We would say yes, no worries, let me make that happen and we made it happen. What we weren’t very good at all those years ago was better understanding what the outcome was that that internal customer was looking for so we just focused on the input. We never really focused on the output, the goal, what success looked like for that internal customer, what the number was they were looking to impact.

Learning and development has got much better at that over the years and now we always pay a great focus on why, what is the outcome you’re looking to achieve, what is the goal you’re trying to achieve. So when I moved across into customer success I found that was really helpful because although we clearly are interested in producing an input alongside that customer we’re probably more interested in finding out why, what impact are you trying to have, what goal are you trying to impact, what number are you trying to maintain or change in some way. So that focus on the big picture outcomes from my learning and development background has really influenced my approach with customer success.

Irina 2:27
I never thought if I would summarize what you said I remain with learning and development is 1.0 and CS was a natural evolution or transformation and it’s it builds on the learning and the development part but I think it was and I’ve run this series of discussions and interviews with dozens of head of CS people but I think you are the first one who had a strong background in learning and development and it was like hmm this man actually went through several learning and development roles until he actually ended up working in CS and now I have to ask you what was the moment or the milestone that actually convinced you to make the switch so what was the trigger?

Craig 3:21
It was completely accidental.

Irina 3:26
I would have thought you would say that it came as a natural transition. Why accidental?

Craig 3:36
Some years ago, I was working in a role that I wasn’t particularly happy in. It was a learning and development role, and I contacted a friend of mine, who was the CEO of his own startup, a fairly small business. I somewhat jokingly asked him—his name was Ben—”Ben, do you have any jobs going?” He messaged me back and said, “Actually, we possibly do.” So, after some conversations, I went to work at his startup as a solutions architect. It was a learning and development role because he had an online learning and development platform.

I’d been there several months, and we were having a few chats over time. The role never quite felt right. What I was doing felt right, but the role itself, on paper, didn’t quite feel like a perfect fit. Back in the autumn—probably the fall of 2015, so nine years ago now—he said to me, “Craig, would you like to head up our customer success function? Would you like to run the customer success team?”

I’ll be really, really honest with you, Irina: I thought it was a job title that he’d made up. I really did. I had never heard of customer success at that point. Now, when you think that this was almost ten years ago, it’s not that surprising because, although it existed back then, it wasn’t as well-known in SaaS businesses as it is now, in 2024, nearly 2025.

So, I did a little bit of googling and actually discovered, no, this is a genuine role, a genuine thing. And it sounded perfectly like what I was doing day-to-day anyway.

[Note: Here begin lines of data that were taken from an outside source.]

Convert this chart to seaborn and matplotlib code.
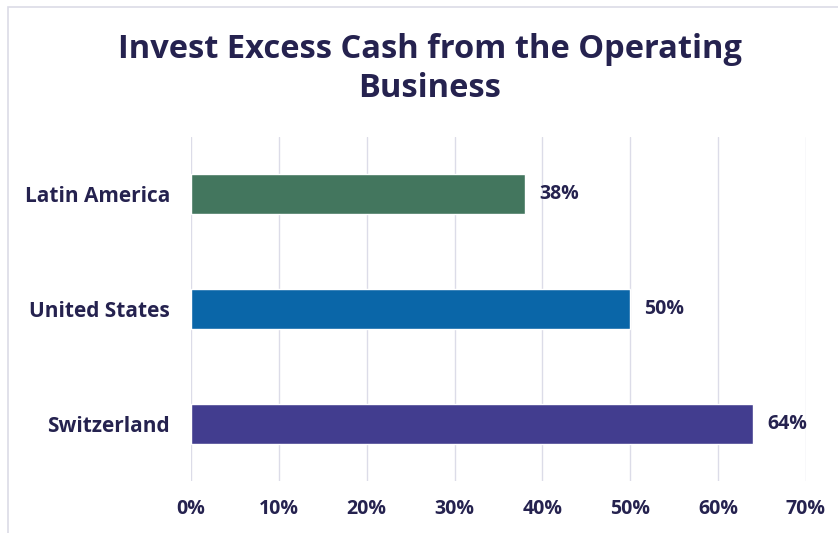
import matplotlib
matplotlib.use("Agg")
import matplotlib.pyplot as plt
import seaborn as sns
import pandas as pd
from matplotlib.patches import Rectangle

# Data
regions = ["Latin America", "United States", "Switzerland"]
shares = [38, 50, 64]
bar_colors = ["#43765e", "#0a66a8", "#423d8f"]
x_ticks = [0, 10, 20, 30, 40, 50, 60, 70]
x_tick_labels = [f"{t}%" for t in x_ticks]
title = "Invest Excess Cash from the Operating\nBusiness"

navy = "#25224f"
grid_color = "#dcdce8"

sns.set_theme(style="white")
plt.rcParams["font.family"] = ["Open Sans", "DejaVu Sans"]

df = pd.DataFrame({"region": regions, "share": shares})

fig = plt.figure(figsize=(8.38, 5.33), dpi=100)
fig.patch.set_facecolor("white")

# light frame around the chart card (only the top and left edges fall inside)
fig.patches.append(Rectangle((8 / 838, -0.1), 1.2, 1.1 - 7 / 533, transform=fig.transFigure,
                             fill=False, edgecolor="#dcdce6", linewidth=1.2, zorder=0))

ax = fig.add_axes([191 / 838, 1 - 481 / 533, (806 - 191) / 838, (481 - 137) / 533])

sns.barplot(data=df, x="share", y="region", hue="region", palette=bar_colors,
            order=regions, hue_order=regions, legend=False, width=0.35,
            saturation=1, ax=ax, zorder=3)

ax.set_xlim(0, 70)
ax.set_ylim(2.5, -0.5)
ax.set_xticks(x_ticks)
ax.set_xticklabels(x_tick_labels)
ax.set_xlabel("")
ax.set_ylabel("")
ax.grid(axis="x", color=grid_color, linewidth=1.0, zorder=0)
ax.grid(axis="y", visible=False)
for s in ax.spines.values():
    s.set_visible(False)

ax.tick_params(axis="x", length=0, pad=13, labelsize=14, labelcolor=navy)
ax.tick_params(axis="y", length=0, pad=15, labelsize=15, labelcolor=navy)
for lbl in ax.get_xticklabels() + ax.get_yticklabels():
    lbl.set_fontweight("bold")

for i, v in enumerate(shares):
    ax.text(v + 1.6, i, f"{v}%", va="center", ha="left", fontsize=14,
            fontweight="bold", color=navy)

fig.text(430 / 838, 1 - 69 / 533, title, ha="center", va="center", fontsize=23.5,
         fontweight="bold", color=navy, linespacing=1.22)

fig.savefig("out.png", dpi=100, facecolor="white")
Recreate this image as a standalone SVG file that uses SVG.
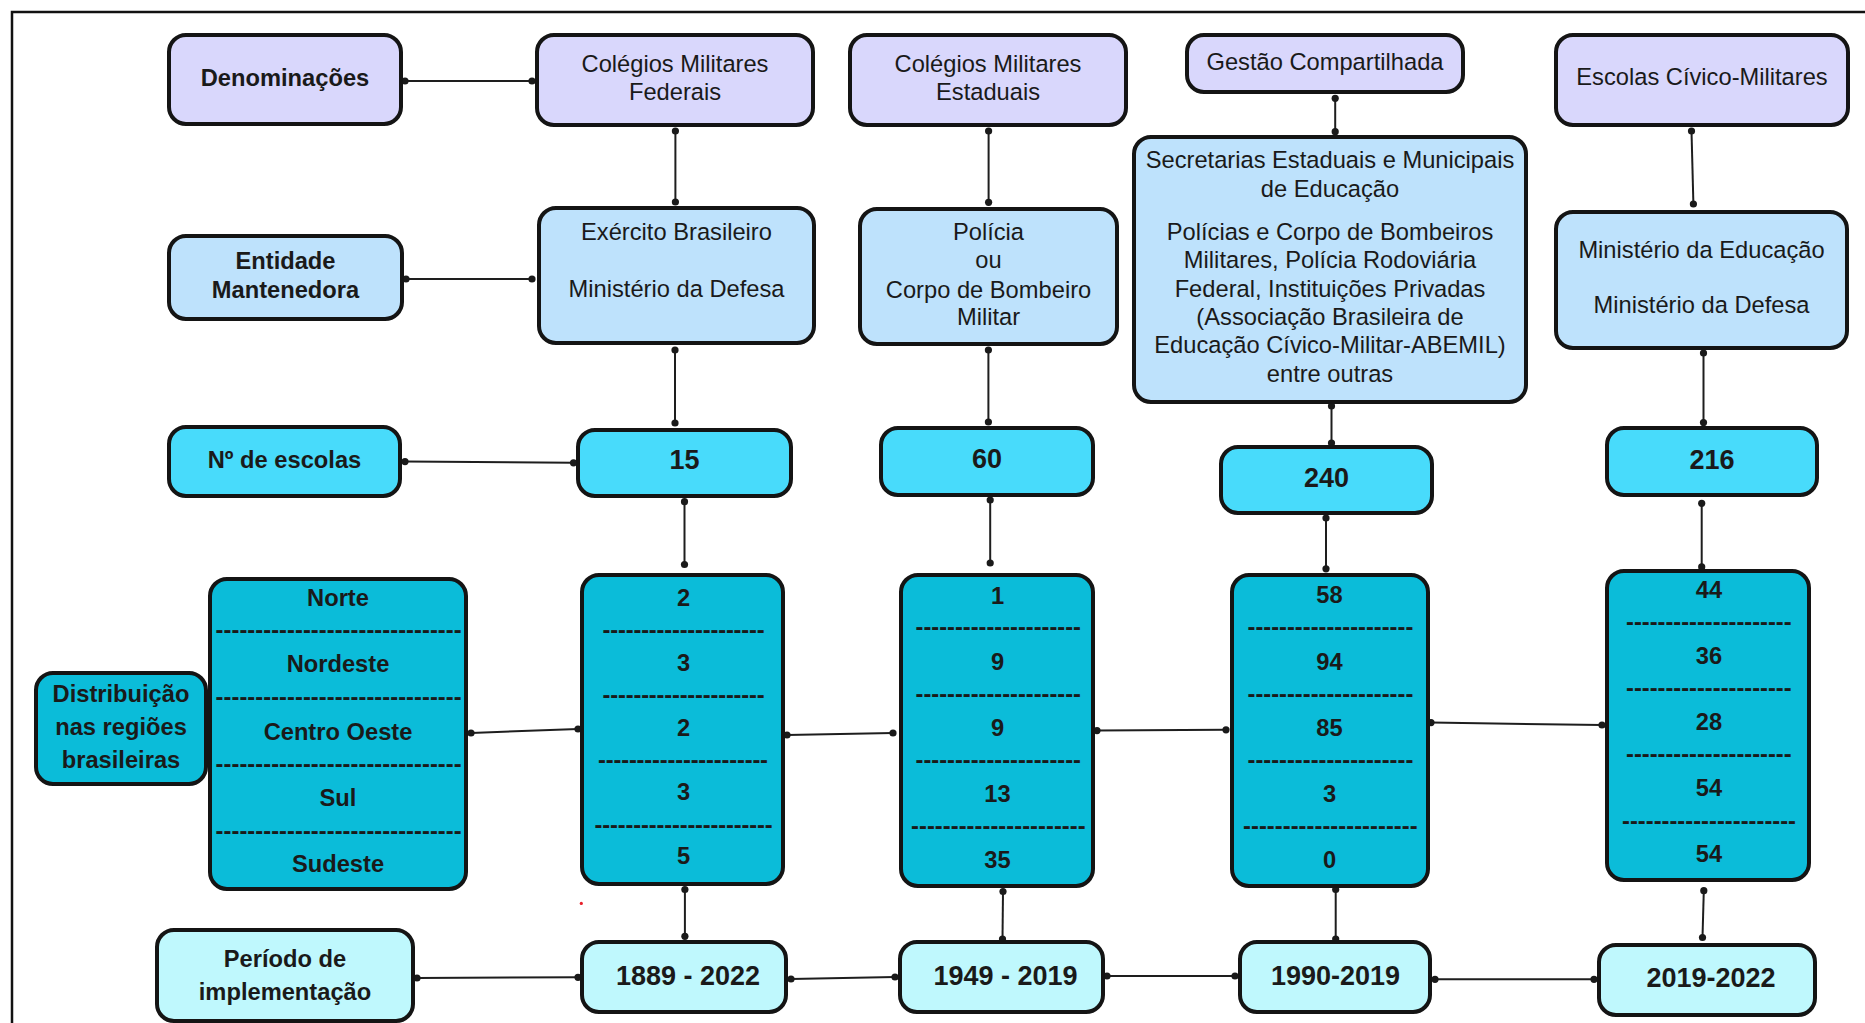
<svg xmlns="http://www.w3.org/2000/svg" width="1865" height="1023" viewBox="0 0 1865 1023">
  <defs>
    <marker id="dot" markerUnits="userSpaceOnUse" markerWidth="10" markerHeight="10" refX="5" refY="5" viewBox="0 0 10 10">
      <circle cx="5" cy="5" r="3.6" fill="#1a1a1a"/>
    </marker>
    <style>
      .box { stroke:#141414; stroke-width:4; }
      .den { fill:#d9d7fc; }
      .ent { fill:#bee2fc; }
      .num { fill:#48dbfb; }
      .reg { fill:#0bbcd9; }
      .per { fill:#bff8fd; }
      text { font-family:"Liberation Sans", Arial, sans-serif; font-size:23.7px; fill:#1a1a1a; text-anchor:middle; }
      .b { font-weight:bold; }
      .big { font-size:27px; font-weight:bold; }
      .dash { font-weight:bold; }
      .conn line { stroke:#1e1e1e; stroke-width:2; marker-start:url(#dot); marker-end:url(#dot); }
    </style>
  </defs>

  <rect width="1865" height="1023" fill="#ffffff"/>
  <!-- outer frame -->
  <path d="M12 1023 V12 H1865" fill="none" stroke="#111" stroke-width="2.5"/>

  <!-- connectors -->
  <g id="connectors" class="conn">
    <line x1="405" y1="81" x2="532" y2="81"/>
    <line x1="406" y1="279" x2="532" y2="279"/>
    <line x1="405" y1="461.6" x2="573.5" y2="462.8"/>
    <line x1="471" y1="733" x2="578" y2="729"/>
    <line x1="787" y1="735" x2="893" y2="733"/>
    <line x1="1097" y1="730.6" x2="1226" y2="729.8"/>
    <line x1="1431" y1="722.6" x2="1602" y2="725"/>
    <line x1="417" y1="978" x2="578" y2="977.3"/>
    <line x1="791" y1="979" x2="895" y2="977"/>
    <line x1="1107" y1="976" x2="1235" y2="976"/>
    <line x1="1435" y1="979.3" x2="1594" y2="979.3"/>

    <line x1="675.4" y1="131" x2="675.4" y2="202"/>
    <line x1="988.6" y1="131" x2="988.6" y2="202.3"/>
    <line x1="1335.2" y1="98.3" x2="1335.2" y2="131.7"/>
    <line x1="1691.5" y1="131" x2="1693.4" y2="204"/>
    <line x1="675" y1="350" x2="675" y2="423"/>
    <line x1="988.4" y1="350" x2="988.4" y2="422"/>
    <line x1="1331.5" y1="406" x2="1331.5" y2="443"/>
    <line x1="1703.5" y1="353" x2="1703.5" y2="422.6"/>
    <line x1="684.5" y1="501.7" x2="684.5" y2="564.5"/>
    <line x1="990.2" y1="500" x2="990.2" y2="563"/>
    <line x1="1326" y1="518" x2="1326" y2="568.8"/>
    <line x1="1701.7" y1="503.3" x2="1701.7" y2="566.9"/>
    <line x1="684.9" y1="889.5" x2="684.9" y2="936.3"/>
    <line x1="1003" y1="891.5" x2="1002.5" y2="939"/>
    <line x1="1335.7" y1="889.5" x2="1335.7" y2="939"/>
    <line x1="1703.8" y1="890.7" x2="1702.5" y2="937.5"/>
  </g>

  <!-- row: names -->
  <g id="denominacoes">
    <rect class="box den" x="169" y="35" width="232" height="89" rx="17"/>
    <text class="b" x="285" y="86">Denominações</text>
  </g>
  <g id="cm-federais">
    <rect class="box den" x="537" y="35" width="276" height="90" rx="17"/>
    <text x="675" y="72">Colégios Militares</text>
    <text x="675" y="100">Federais</text>
  </g>
  <g id="cm-estaduais">
    <rect class="box den" x="850" y="35" width="276" height="90" rx="17"/>
    <text x="988" y="72">Colégios Militares</text>
    <text x="988" y="100">Estaduais</text>
  </g>
  <g id="gestao-compartilhada">
    <rect class="box den" x="1187" y="35" width="276" height="57" rx="17"/>
    <text x="1325" y="70">Gestão Compartilhada</text>
  </g>
  <g id="escolas-civico-militares">
    <rect class="box den" x="1556" y="35" width="292" height="90" rx="17"/>
    <text x="1702" y="85">Escolas Cívico-Militares</text>
  </g>

  <!-- row: maintaining bodies -->
  <g id="entidade">
    <rect class="box ent" x="169" y="236" width="233" height="83" rx="17"/>
    <text class="b" x="285.5" y="269">Entidade</text>
    <text class="b" x="285.5" y="297.5">Mantenedora</text>
  </g>
  <g id="ent-federais">
    <rect class="box ent" x="539" y="208" width="275" height="135" rx="17"/>
    <text x="676.5" y="240">Exército Brasileiro</text>
    <text x="676.5" y="296.5">Ministério da Defesa</text>
  </g>
  <g id="ent-estaduais">
    <rect class="box ent" x="860" y="209" width="257" height="135" rx="17"/>
    <text x="988.5" y="240">Polícia</text>
    <text x="988.5" y="268">ou</text>
    <text x="988.5" y="297.5">Corpo de Bombeiro</text>
    <text x="988.5" y="325">Militar</text>
  </g>
  <g id="ent-gestao">
    <rect class="box ent" x="1134" y="137" width="392" height="265" rx="17"/>
    <text x="1330" y="168">Secretarias Estaduais e Municipais</text>
    <text x="1330" y="196.5">de Educação</text>
    <text x="1330" y="240">Polícias e Corpo de Bombeiros</text>
    <text x="1330" y="268">Militares, Polícia Rodoviária</text>
    <text x="1330" y="296.5">Federal, Instituições Privadas</text>
    <text x="1330" y="325">(Associação Brasileira de</text>
    <text x="1330" y="353">Educação Cívico-Militar-ABEMIL)</text>
    <text x="1330" y="381.5">entre outras</text>
  </g>
  <g id="ent-civico">
    <rect class="box ent" x="1556" y="212" width="291" height="136" rx="17"/>
    <text x="1701.5" y="258">Ministério da Educação</text>
    <text x="1701.5" y="313">Ministério da Defesa</text>
  </g>

  <!-- row: number of schools -->
  <g id="num-escolas">
    <rect class="box num" x="169" y="427" width="231" height="69" rx="17"/>
    <text class="b" x="284.5" y="468">Nº de escolas</text>
  </g>
  <g id="num-federais">
    <rect class="box num" x="578" y="430" width="213" height="66" rx="17"/>
    <text class="big" x="684.5" y="469">15</text>
  </g>
  <g id="num-estaduais">
    <rect class="box num" x="881" y="428" width="212" height="67" rx="17"/>
    <text class="big" x="987" y="468">60</text>
  </g>
  <g id="num-gestao">
    <rect class="box num" x="1221" y="447" width="211" height="66" rx="17"/>
    <text class="big" x="1326.5" y="487">240</text>
  </g>
  <g id="num-civico">
    <rect class="box num" x="1607" y="428" width="210" height="67" rx="17"/>
    <text class="big" x="1712" y="468.5">216</text>
  </g>

  <!-- row: regional distribution -->
  <g id="distribuicao">
    <rect class="box reg" x="36" y="673" width="170" height="111" rx="17"/>
    <text class="b" x="121" y="701.5">Distribuição</text>
    <text class="b" x="121" y="735">nas regiões</text>
    <text class="b" x="121" y="768">brasileiras</text>
  </g>
  <g id="regioes">
    <rect class="box reg" x="210" y="579" width="256" height="310" rx="17"/>
    <text class="b" x="338" y="606">Norte</text>
    <text class="dash" x="338.6" y="638" textLength="246" lengthAdjust="spacing">-------------------------------</text>
    <text class="b" x="338" y="672">Nordeste</text>
    <text class="dash" x="338.6" y="704.5" textLength="246" lengthAdjust="spacing">-------------------------------</text>
    <text class="b" x="338" y="740">Centro Oeste</text>
    <text class="dash" x="338.6" y="772" textLength="246" lengthAdjust="spacing">-------------------------------</text>
    <text class="b" x="338" y="806">Sul</text>
    <text class="dash" x="338.6" y="838.8" textLength="246" lengthAdjust="spacing">-------------------------------</text>
    <text class="b" x="338" y="872">Sudeste</text>
  </g>
  <g id="dist-federais">
    <rect class="box reg" x="582" y="575" width="201" height="309" rx="17"/>
    <text class="b" x="683.5" y="606">2</text>
    <text class="dash" x="683.6" y="638" textLength="162" lengthAdjust="spacing">---------------------</text>
    <text class="b" x="683.5" y="671">3</text>
    <text class="dash" x="683.6" y="703.3" textLength="162" lengthAdjust="spacing">---------------------</text>
    <text class="b" x="683.5" y="736">2</text>
    <text class="dash" x="683" y="768" textLength="170" lengthAdjust="spacing">----------------------</text>
    <text class="b" x="683.5" y="800">3</text>
    <text class="dash" x="683.6" y="832.8" textLength="178" lengthAdjust="spacing">-----------------------</text>
    <text class="b" x="683.5" y="864">5</text>
  </g>
  <g id="dist-estaduais">
    <rect class="box reg" x="901" y="575" width="192" height="311" rx="17"/>
    <text class="b" x="997.5" y="604">1</text>
    <text class="dash" x="998.3" y="635.3" textLength="165.4" lengthAdjust="spacing">---------------------</text>
    <text class="b" x="997.5" y="669.5">9</text>
    <text class="dash" x="998.3" y="701.7" textLength="165.4" lengthAdjust="spacing">---------------------</text>
    <text class="b" x="997.5" y="736">9</text>
    <text class="dash" x="998.3" y="768" textLength="165.4" lengthAdjust="spacing">---------------------</text>
    <text class="b" x="997.5" y="802">13</text>
    <text class="dash" x="998.3" y="834.4" textLength="174.6" lengthAdjust="spacing">----------------------</text>
    <text class="b" x="997.5" y="868">35</text>
  </g>
  <g id="dist-gestao">
    <rect class="box reg" x="1232" y="575" width="196" height="311" rx="17"/>
    <text class="b" x="1329.5" y="603">58</text>
    <text class="dash" x="1330.4" y="635.3" textLength="165.8" lengthAdjust="spacing">---------------------</text>
    <text class="b" x="1329.5" y="669.5">94</text>
    <text class="dash" x="1330.4" y="701.7" textLength="165.8" lengthAdjust="spacing">---------------------</text>
    <text class="b" x="1329.5" y="735.5">85</text>
    <text class="dash" x="1330.4" y="768" textLength="165.8" lengthAdjust="spacing">---------------------</text>
    <text class="b" x="1329.5" y="802">3</text>
    <text class="dash" x="1330.3" y="834.4" textLength="174.6" lengthAdjust="spacing">----------------------</text>
    <text class="b" x="1329.5" y="868">0</text>
  </g>
  <g id="dist-civico">
    <rect class="box reg" x="1607" y="571" width="202" height="309" rx="17"/>
    <text class="b" x="1709" y="597.5">44</text>
    <text class="dash" x="1708.8" y="629.8" textLength="165.6" lengthAdjust="spacing">---------------------</text>
    <text class="b" x="1709" y="663.5">36</text>
    <text class="dash" x="1708.8" y="695.7" textLength="165.6" lengthAdjust="spacing">---------------------</text>
    <text class="b" x="1709" y="729.5">28</text>
    <text class="dash" x="1708.8" y="762.1" textLength="165.6" lengthAdjust="spacing">---------------------</text>
    <text class="b" x="1709" y="796">54</text>
    <text class="dash" x="1709" y="828.5" textLength="174" lengthAdjust="spacing">----------------------</text>
    <text class="b" x="1709" y="862">54</text>
  </g>

  <!-- row: implementation period -->
  <g id="periodo">
    <rect class="box per" x="157" y="930" width="256" height="91" rx="17"/>
    <text class="b" x="285" y="966.5">Período de</text>
    <text class="b" x="285" y="999.5">implementação</text>
  </g>
  <g id="per-federais">
    <rect class="box per" x="582" y="942" width="204" height="70" rx="17"/>
    <text class="big" x="688" y="984.5">1889 - 2022</text>
  </g>
  <g id="per-estaduais">
    <rect class="box per" x="900" y="942" width="203" height="70" rx="17"/>
    <text class="big" x="1005.5" y="984.5">1949 - 2019</text>
  </g>
  <g id="per-gestao">
    <rect class="box per" x="1240" y="942" width="190" height="70" rx="17"/>
    <text class="big" x="1335.5" y="984.5">1990-2019</text>
  </g>
  <g id="per-civico">
    <rect class="box per" x="1599" y="945" width="216" height="70" rx="17"/>
    <text class="big" x="1711" y="986.5">2019-2022</text>
  </g>

  <circle cx="581.3" cy="903.4" r="1.6" fill="#e8202a"/>
</svg>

So my job title changed, but what I was actually doing day-to-day hardly changed whatsoever. Completely true story—I stumbled into the world of customer success. It was not something that I went looking for.

Playbook for customer success

Irina 5:42
I somehow resonate with what you are saying because I was doing customer success without actually knowing that it was called customer success. I never thought about googling it, but at some point, I wanted to transform the support department—this is a true story from a former company I used to work for. I somehow found out about customer success, and at that point in time, I was under the impression that customer success was just a fancy term for support. So, I thought, okay, let’s transform support into customer success. I was actually doing customer success without knowing it.

Later on, I found out that this role wasn’t just invented; I was simply unaware of it back then. I had the impression that customer success was a buzzword, a fancy terminology for support. Of course, I was wrong, but in my defense, I was doing everything that customer success does: onboarding customers, making sure they were successful, and all of that.

I also resonate with what you mentioned about understanding the “why” behind what we do. While I don’t actively work in CS, in marketing, we also focus on the “why”—why you do what you do. This is what makes communication powerful, and it resonates with users. So, again, it’s something I completely understand, and I’m glad that it’s also emphasized in the CS space.

Now, I want to move on to the more challenging aspects and discuss business metrics. You basically moved the needle and impacted the business metrics that are most important for the C-suite—namely, NRR, time to value, and NPS. I have to ask, how did you manage to do that, and what is your playbook?

Craig 9:16
There wasn’t one playbook that governed everything; each aspect had its own playbook, sequence, and workflow. Sometimes, there were even multiple playbooks or sequences depending on the customer’s size—whether they were an enterprise or a small to medium business. There was no single magic solution; each playbook had its own unique elements. However, the common thread that connected them all was my strong belief in being data-driven—or, to be more accurate, data-informed. Every playbook I set up and ran used real, tangible data to inform its direction, rather than being triggered by something arbitrary.

Regarding the NRR you mentioned, the biggest factor in that playbook was understanding the “why” of the customer: why they were using our product, why they chose us, and what impact they were looking to achieve. I aimed to understand how they defined success in terms of using our product. Interestingly, it was never about the metrics we in CS often worry about, like usage, utilization, or logins per day—none of my customers cared about those. We worry about them, but the customers don’t. So, I focused on understanding the customer’s metric, their definition of success, and their idea of value. Once we understood and planned for that and adjusted our support accordingly, we saw the needle on net revenue retention begin to rise. With some exceptions, customers tend to leave when they don’t see value; if they do see it, they tend to stay, which, of course, impacts NRR.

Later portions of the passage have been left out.